Our performance
Our performance
In 2012, reported sales were down 1% but were flat adjusting for the disposal of our non-core over-the-counter Consumer Healthcare brands. Overall, strong performances in emerging markets and other growth businesses largely offset declines in USA.
Shareholder returns
Effective cost control and delivery of financial efficiencies enabled the Group to deliver core EPS of 112.7p. During 2012, GSK returned £6.3 billion to shareholders via dividends and share buy-backs.
R&D productivity
Our business is sustained through investment in R&D. In 2012 we spent £3.5 billion before non-core items, £4.0 billion in total, in our search to develop new medicines, vaccines and innovative consumer products.
During the year we saw significant delivery from our late-stage pipeline. New vaccines were approved for flu, meningitis and meningitis-Hib. We also received two significant new indications for existing medicines treating cancer and hepatitis.
We also filed six key new products for approval with regulators, including treatments for respiratory disease, cancer, HIV and diabetes. This is an unprecedented level of late-stage pipeline delivery for the company.
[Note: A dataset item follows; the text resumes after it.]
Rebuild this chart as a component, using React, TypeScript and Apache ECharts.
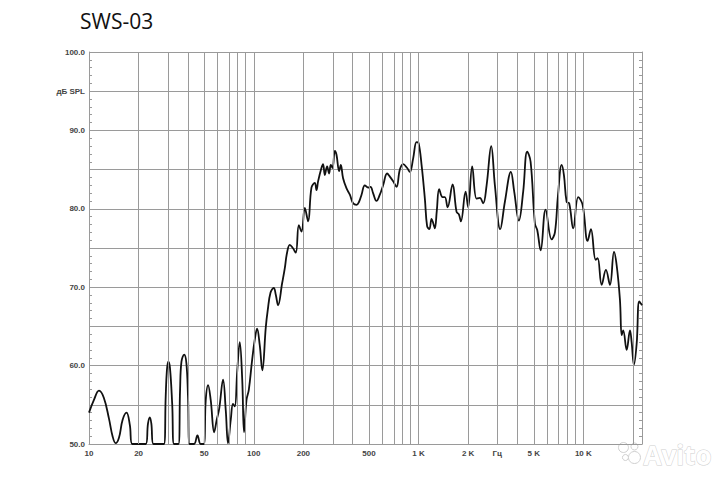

We have dedicated research programmes for diseases that affect the developing world, and we are one of the few healthcare companies researching both new vaccines and new medicines for all three of the World Health Organization’s priority diseases: HIV/AIDS, malaria and tuberculosis.
Overall, our return on R&D investment has been increasing and we remain confident we can reach our long-term goal of 14%.